It is Tuesday. There are two more days of work before summer vacation begins! My house is a disaster zone, my dog is obsessed with a new buffalo tendon bone I got her and my brain is crazy busy and full of planning, lists, to-dos, and last minute things.
I have officially joined the land of stressed-out insanity.
I walked around my house, holding my phone to my ear for several minutes before I realized I didn't call anyone and no one called me.
I walked into my office and casually threw my jacket into the trash can just as "every-day" as when I usually drape it over the back of my office chair. I then stood there, confused, looking into my trash can thinking, "Something is not right....something doesn't belong..." for way to long before I realized what I'd done.
I have a thousand things to do and absolutely NO motivation to do them.
I have become ridiculously attached to books. I read on average a book a day....sometimes two. Large, medium, small books. Devotional, self-help, fiction, sci-fi, biographies, nonfiction, children's books, educational books, books for work, etc. etc. It's becoming ridiculous.

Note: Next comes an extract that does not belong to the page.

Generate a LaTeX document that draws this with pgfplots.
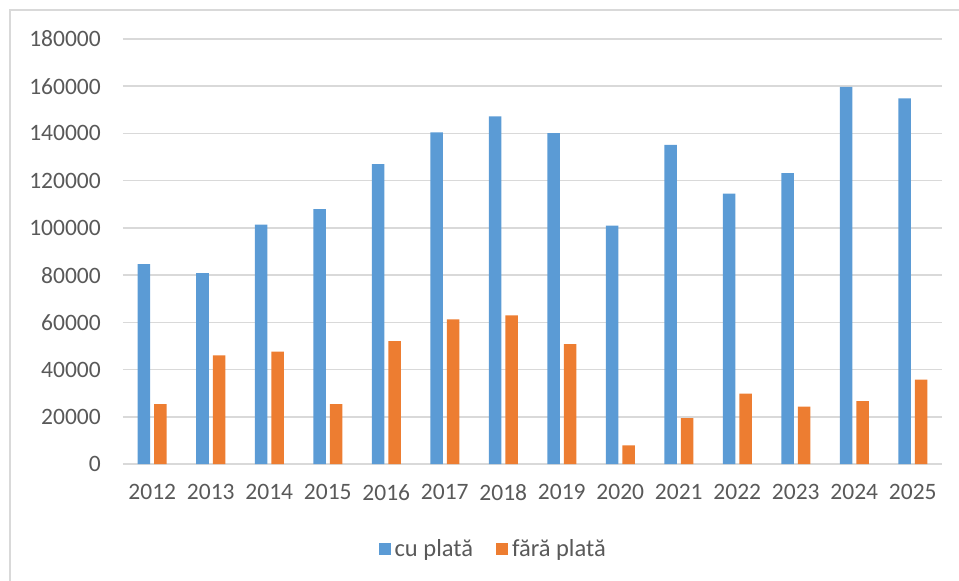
\documentclass[border=0pt]{standalone}
\usepackage{fontspec}
\setmainfont{Carlito}
\usepackage{pgfplots}
\pgfplotsset{compat=1.18}

\definecolor{cublue}{HTML}{5B9BD5}
\definecolor{faraorange}{HTML}{ED7D31}
\definecolor{gridgray}{HTML}{D9D9D9}
\definecolor{textgray}{HTML}{595959}

\begin{document}
\begin{tikzpicture}
\path[use as bounding box] (-123bp,-117bp) rectangle (836bp,464bp);
\draw[gridgray, line width=1.5bp] (-113bp,-120bp) -- (-113bp,454bp) -- (840bp,454bp);
\begin{axis}[
    at={(0,0)}, anchor=south west,
    scale only axis,
    width=819bp, height=425bp,
    ybar=4bp, bar width=12.5bp,
    xmin=-0.5, xmax=13.5,
    ymin=0, ymax=180000,
    ytick distance=20000,
    xtick=data,
    xticklabels={2012,2013,2014,2015,2016,2017,2018,2019,2020,2021,2022,2023,2024,2025},
    axis line style={draw=none},
    major tick length=0pt,
    ymajorgrids,
    major grid style={gridgray, line width=1.6bp},
    scaled y ticks=false,
    /pgf/number format/.cd, assume math mode=true, set thousands separator={}, fixed,
    /pgfplots/.cd,
    tick label style={font=\fontsize{23.5bp}{26bp}\selectfont, text=textgray},
    yticklabel style={inner sep=0pt, xshift=-22bp},
    xticklabel style={inner sep=0pt, yshift=-20bp},
    legend style={
        at={(0.452,-0.2)}, anchor=center,
        draw=none, inner sep=0pt,
        font=\fontsize{24.5bp}{27bp}\selectfont, text=textgray,
        legend columns=-1,
        /tikz/every even column/.append style={column sep=21bp},
        nodes={inner sep=2bp},
    },
    legend image code/.code={\fill[#1] (0bp,-6bp) rectangle (12bp,6bp); \path (14bp,0bp);},
]
\addplot[fill=cublue, draw=none] coordinates {
    (0,84600) (1,80800) (2,101400) (3,107900) (4,127000) (5,140500) (6,147200)
    (7,140100) (8,101000) (9,135200) (10,114500) (11,123200) (12,159700) (13,154800)
};
\addplot[fill=faraorange, draw=none] coordinates {
    (0,25400) (1,46000) (2,47600) (3,25400) (4,52000) (5,61300) (6,62900)
    (7,50800) (8,7900) (9,19400) (10,29800) (11,24300) (12,26600) (13,35700)
};
\legend{cu plată, fără plată}
\end{axis}
\end{tikzpicture}
\end{document}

I've started limiting my books and will have to get a library card ASAP so that I don't go bankrupt feeding my hunger for knowledge. When did I become so nerdy? Oh wait, I always have been this way.
I have become an expert at making food out of minimal ingredients. I'm contemplating starting writing entries in my "Cooking with nothing" cookbook again.
I also should never have indulged in my craving for Chex-Crispies with butterscotch chips. It opened Pandora's box of sweet-toothness and now I am spending a lot of energy curving my newly rediscovered sweet tooth and attempting to eat more healthily. On a bright note, I have successfully regained the twenty odd pounds I lost last year and am maintaining a more healthy weight....thank you sugar and dairy products. I hate you and love you all at the same time. Woe is me.
I have rediscovered painting and spend a lot of time listening to audio books or having my Kindle read to me while I paint in the evenings.
I have also discovered how to knit socks which was on my bucket list. It's a very eclectic bucket list, what can I say, I'm unique. I now have one officially completed sock. We'll see how many months/years it takes me to turn my solo sock into a pair.
I found an exercise that I LOVE doing. Riding my bike. It's fast paced. It's outside. It makes my legs and lungs burn like no other. I can feel the wind in my hair. I can see things and the scenery changes which keeps my borderline ADD side happy. Plus riding my mountain bike on the road is way harder and thus must be better exercise. Maybe someday I will get a road bike....or I'll get good enough to brave the mountain bike trails with all the good riders. Maybe I can even get clip-ins...oooo....scary thought with my crash tendencies.
I could write fifteen or twenty more things but I should probably get back to work. There is never enough time in the day.